As the health and care bill progresses through parliament, the NHS Confederation is urging MPs to question what they, the Secretary of State, service providers and patients would stand to gain from giving the health secretary such significant powers over clinical decisions.
As we recover from the pandemic and look to ‘build back better,’ enhancing local integration of health and care services will be crucial. The health and care bill, which is passing through parliament at present, is widely accepted by NHS leaders as the right way to help do this.
It proposes to embrace partnership working by bringing together local government and voluntary, community and social enterprise organisations to improve population health and address health inequalities.
Far from being a top-down reorganisation, healthcare leaders have worked with the government to drive the substance of the reforms. We agree with the government that implementing them now is a prerequisite for embedding and scaling the innovative ways of working established during the pandemic.

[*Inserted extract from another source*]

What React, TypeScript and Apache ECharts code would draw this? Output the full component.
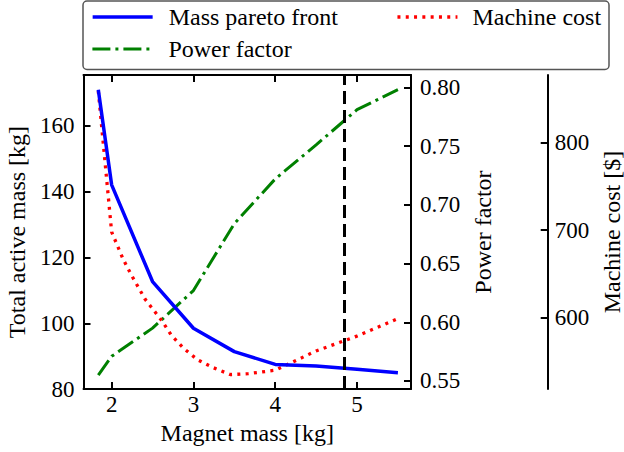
import React, { useEffect, useRef } from 'react';
import * as echarts from 'echarts';

// ---- data ----
const magnetMass = [1.837, 2.0, 2.5, 3.0, 3.5, 4.0, 4.5, 5.0, 5.5];
const totalActiveMass = [171.0, 142.1, 112.7, 98.5, 91.4, 87.5, 87.0, 86.0, 85.0];
const powerFactor = [0.555, 0.571, 0.595, 0.627, 0.684, 0.722, 0.751, 0.781, 0.798];
const costMagnetMass = [1.837, 2.0, 2.14, 2.24, 2.41, 2.61, 2.73, 2.88, 3.05, 3.24, 3.45, 3.67, 4.0, 4.5, 5.0, 5.5];
const machineCost = [859, 698, 667, 649, 621, 597, 580, 565, 552, 543, 535, 536, 540, 562, 579, 599];
const selectedMagnetMass = 4.84;

const xTicks = [2, 3, 4, 5];
const massTicks = [80, 100, 120, 140, 160];
const pfTicks = [0.55, 0.6, 0.65, 0.7, 0.75, 0.8];
const costTicks = [600, 700, 800];

const seriesNames = ['Mass pareto front', 'Power factor', 'Machine cost'];

const FONT = 'Liberation Serif';

export default function App() {
  const ref = useRef<HTMLDivElement>(null);

  useEffect(() => {
    const chart = echarts.init(ref.current as HTMLDivElement, null, { renderer: 'svg' });

    const axisLine = { show: true, lineStyle: { color: '#000', width: 2 } };
    const tickLabel = { color: '#000', fontFamily: FONT, fontSize: 23 };
    const nameStyle = { color: '#000', fontFamily: FONT, fontSize: 24 };
    const tickStyle = { color: '#000', width: 2 };

    const legendBase = {
      orient: 'horizontal' as const,
      padding: 0,
      itemWidth: 60,
      itemHeight: 14,
      selectedMode: false,
      itemStyle: { opacity: 0, color: 'transparent', borderWidth: 0 },
      textStyle: { color: '#000', fontFamily: FONT, fontSize: 24, lineHeight: 26, padding: [0, 0, 0, 11] },
    };

    const option: any = {
      animation: false,
      backgroundColor: '#fff',
      grid: { left: 83.5, right: 213, top: 75, bottom: 62.9, containLabel: false, outerBoundsMode: 'none' },
      graphic: [
        {
          type: 'rect',
          z: -1,
          shape: { x: 83, y: 1, width: 526, height: 68.5, r: 4 },
          style: { fill: '#fff', stroke: '#555', lineWidth: 1.5 },
        },
      ],
      legend: [
        { ...legendBase, left: 90.9, top: 4, lineStyle: { width: 3.5 }, data: [seriesNames[0]] },
        { ...legendBase, left: 90.9, top: 36, lineStyle: { width: 3 }, data: [seriesNames[1]] },
        {
          ...legendBase,
          left: 395.8,
          top: 4,
          lineStyle: { width: 3.3 },
          textStyle: { ...legendBase.textStyle, padding: [0, 0, 0, 10] },
          data: [seriesNames[2]],
        },
      ],
      xAxis: [
        {
          type: 'value',
          min: 1.656,
          max: 5.66,
          position: 'bottom',
          name: 'Magnet mass [kg]',
          nameLocation: 'middle',
          nameGap: 32,
          nameTextStyle: nameStyle,
          axisLine,
          axisTick: { show: true, inside: true, length: 7, lineStyle: tickStyle, customValues: xTicks },
          axisLabel: { ...tickLabel, margin: 4, customValues: xTicks },
          splitLine: { show: false },
        },
        {
          type: 'value',
          min: 1.656,
          max: 5.66,
          position: 'top',
          axisLine,
          axisTick: { show: true, inside: true, length: 7, lineStyle: tickStyle, customValues: xTicks },
          axisLabel: { show: false },
          splitLine: { show: false },
        },
      ],
      yAxis: [
        {
          type: 'value',
          min: 80,
          max: 175.5,
          position: 'left',
          name: 'Total active mass [kg]',
          nameLocation: 'middle',
          nameRotate: 90,
          nameGap: 53,
          nameTextStyle: nameStyle,
          axisLine,
          axisTick: { show: true, inside: true, length: 7, lineStyle: tickStyle, customValues: massTicks },
          axisLabel: { ...tickLabel, margin: 9, customValues: massTicks },
          splitLine: { show: false },
        },
        {
          type: 'value',
          min: 0.5431,
          max: 0.8105,
          position: 'right',
          offset: 0,
          name: 'Power factor',
          nameLocation: 'middle',
          nameRotate: 90,
          nameGap: 50,
          nameTextStyle: nameStyle,
          axisLine,
          axisTick: { show: true, inside: true, length: 7, lineStyle: tickStyle, customValues: pfTicks },
          axisLabel: { ...tickLabel, margin: 9, customValues: pfTicks, formatter: (v: number) => v.toFixed(2) },
          splitLine: { show: false },
        },
        {
          type: 'value',
          min: 518.4,
          max: 877.4,
          position: 'right',
          offset: 136.7,
          name: 'Machine cost [$]',
          nameLocation: 'middle',
          nameRotate: 90,
          nameGap: 37,
          nameTextStyle: nameStyle,
          axisLine,
          axisTick: { show: true, inside: true, length: 7, lineStyle: tickStyle, customValues: costTicks },
          axisLabel: { ...tickLabel, margin: 7, customValues: costTicks },
          splitLine: { show: false },
        },
      ],
      series: [
        {
          name: seriesNames[0],
          type: 'line',
          xAxisIndex: 0,
          yAxisIndex: 0,
          symbol: 'none',
          data: magnetMass.map((x, i) => [x, totalActiveMass[i]]),
          lineStyle: { color: '#0000ff', width: 3.5 },
          itemStyle: { color: '#0000ff' },
          z: 3,
          markLine: {
            silent: true,
            symbol: 'none',
            label: { show: false },
            lineStyle: { color: '#000', width: 3, type: [13, 6] },
            data: [{ xAxis: selectedMagnetMass }],
          },
        },
        {
          name: seriesNames[1],
          type: 'line',
          xAxisIndex: 0,
          yAxisIndex: 1,
          symbol: 'none',
          data: magnetMass.map((x, i) => [x, powerFactor[i]]),
          lineStyle: { color: '#008000', width: 3, type: [18, 5, 3, 5] },
          itemStyle: { color: '#008000' },
          z: 2,
        },
        {
          name: seriesNames[2],
          type: 'line',
          xAxisIndex: 0,
          yAxisIndex: 2,
          symbol: 'none',
          data: costMagnetMass.map((x, i) => [x, machineCost[i]]),
          lineStyle: { color: '#ff0000', width: 3.3, type: [3, 5.3], cap: 'butt' },
          itemStyle: { color: '#ff0000' },
          z: 2,
        },
      ],
    };

    chart.setOption(option);
    return () => chart.dispose();
  }, []);

  return (
    <div
      ref={ref}
      style={{ position: 'absolute', left: 0, top: 0, width: 624, height: 452, background: '#fff' }}
    />
  );
}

The bill does, however, have an Achilles’ heel. Schedule 6 gives significant, unchecked and burdensome powers to the Secretary of State for Health and Social Care to intervene at any stage in decisions about changes to local healthcare services.
In practice, this could mean ministers in Whitehall being accountable for day-to-day operational decisions about the location or type of treatment provided by local NHS GP and dentistry services.
It is also in the interests of service providers, patients, their MPs and the Secretary of State that these powers have checks and balances and that any decisions are made based on clinical expertise and, ultimately, the needs of patients.
As the government’s own impact assessment shows, this will add little value, delay important service changes, and undermine clinical decision-making, while giving ministers the blame for sometimes unpopular but clinically necessary changes.
There are, of course, important reasons for the Secretary of State to have oversight of service changes — namely to ensure public accountability, giving constituents assurance that any grievances expressed to their MP will be escalated.
However, it is also in the interests of service providers, patients, their MPs and the Secretary of State that these powers have checks and balances and that any decisions are made based on clinical expertise and, ultimately, the needs of patients.
Local changes must be made by local leaders
While the Secretary of State has an important role in defining national strategy and policy, decisions about local service changes should be made by the local leaders who oversee and deliver them every day. Leaders who have a detailed knowledge of their own community’s systems and the interests of their patients. Leaders who are also ultimately accountable to parliament and the taxpayer.
There is also no need for new powers as there is already a well-established process in place for consulting on changes to local services. Under current arrangements, the Secretary of State can intervene in a reconfiguration of services after receiving a local authority referral, at which point they may commission the Independent Reconfiguration Panel (IRP) to provide recommendations.
After this, the Secretary of State can ‘call in’ a decision. The proposed changes would override this clear process and there is no guarantee of any local or clinical input into Whitehall’s decision.
System oversight, not day-to-day management
Above all, the Secretary of State would be ill-advised to want these powers. This country is not as it was in 1948. Over the past seven decades the NHS has moved beyond the oft-quoted Nye Bevan adage that if a bedpan is dropped in a hospital corridor, the clamour should echo in Whitehall.
Ministers could be embroiled in decisions not just about major reconfigurations, but relatively minor reconfigurations such as changes to dentists’ opening hours.
Past Secretaries of State agree that ministers should not be involved in the day-to-day nitty-gritty management of the NHS. In the words of Jeremy Hunt: “I felt accountable for the NHS … I never felt that I couldn’t get the NHS to do what I needed it to do and wanted it to do.”
While the Secretary of State understandably wants oversight of systems which will have far-reaching remits and legal duties, he could end up with a large in-tray of letters notifying him of potential service changes that he is expected to arbitrate. Ministers could be embroiled in decisions not just about major reconfigurations, but relatively minor reconfigurations such as changes to dentists’ opening hours.
Aside from making the Secretary of State and the department vulnerable to a litany of judicial reviews, this could become a huge bureaucratic burden for the department and the local and national bodies awaiting decisions. It may distract government time from bigger national issues and there is also a real risk that public trust is undermined.
Recommended amendments to the bill
Without a requirement for the Secretary of State to justify why a decision on service reconfiguration is in the public interest, it may be hard to convince the public that decisions about their local services are being made based on clinical, not political, rationale.
To address this issue, the NHS Confederation, Local Government Association and the Centre for Governance and Scrutiny have recommended amendments to the bill. These would require the Secretary of State to consider clinical advice from senior local doctors and justify publicly why the decision made is in the public interest.
It also requires that the views of local health overview and scrutiny committees are taken into account, providing accountability outwards to communities, not just upwards to Whitehall. Our joint proposal also has support from the British Medical Association and National Voices.
As the bill returns to the House of Commons for the report stage this month, we urge MPs to interrogate what they, the Secretary of State, service providers and patients would stand to gain from giving the health secretary such significant powers over clinical decisions.
This article first appeared in The Times on 22 November 2021.